Honestly, the acting was magic in general. I could’ve watched Delroy Lindo deliver hours’ worth of monologues. Wunmi Mosaku and Hailee Steinfeld were as perfect as tightrope walkers. And the fact that Miles Caton could anchor the film as Sammie with such tenderness and sincerity, while learning competent blues guitar, in his first acting role ever, is a testament to his own artistic prodigy.

The character I can’t stop thinking about is the vampire Remmick, and the relationship of vampirism to Whiteness in this movie. It would’ve fit the narrative alright if Coogler had made his vampires overt White racists, like the clan member that sells the juke joint to the twins. Instead, he made Remmick an Irish American, old enough to have endured centuries of oppression at the hands of the English. He’s sympathetic to the plight of Black Americans, but his remedy for their pain—the vampire transformation—is nothing more than a living death. It may offer them unity and power under the guise of “fellowship and love,” but it ultimately incarcerates the soul.
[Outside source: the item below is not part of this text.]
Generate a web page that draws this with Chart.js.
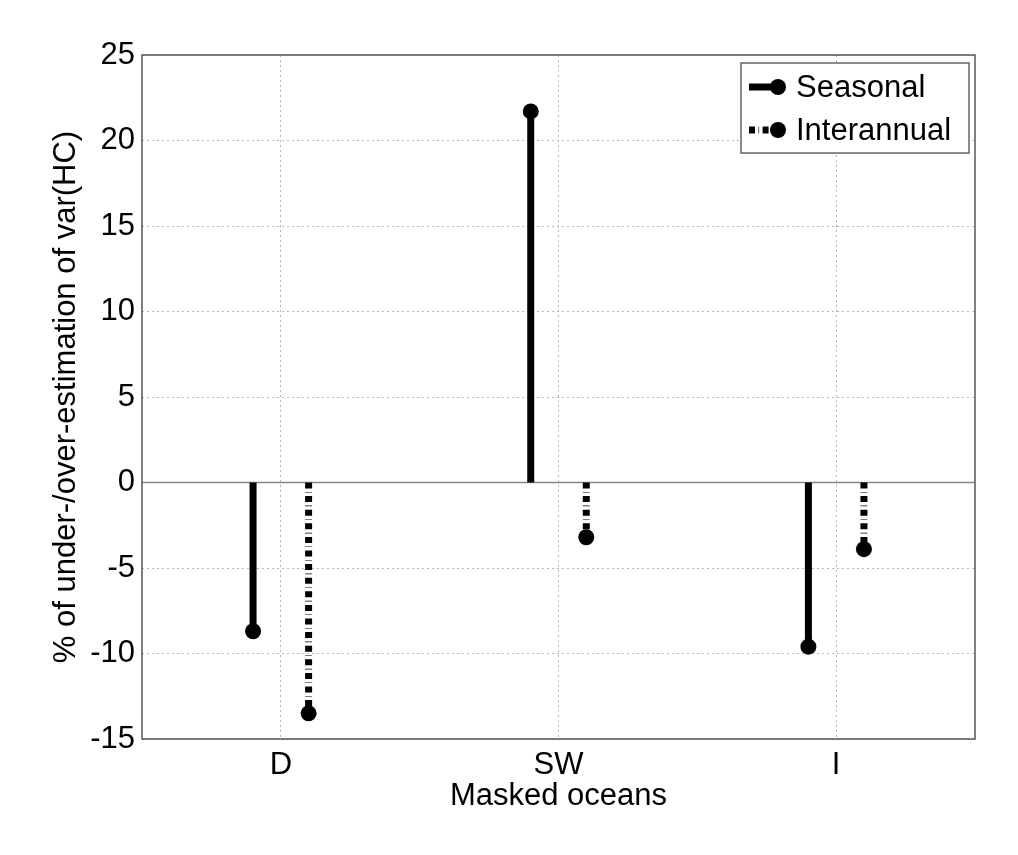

You can hear Remmick’s own soul crying out from its prison, as he dances a jig and sings a raucous, haunting rendition of “Rocky Road to Dublin,” trying to coax his victims to let him into the juke joint. The metaphor for Whiteness is as subtle as a stake through the heart. It’s a consumptive force that can only devour, imitate, and suppress, and it’s worth exposing to the sunlight, to let its power wither, so we can all reclaim what’s been taken from us.

See Sinners in theaters if you can. Be bathed in the blood.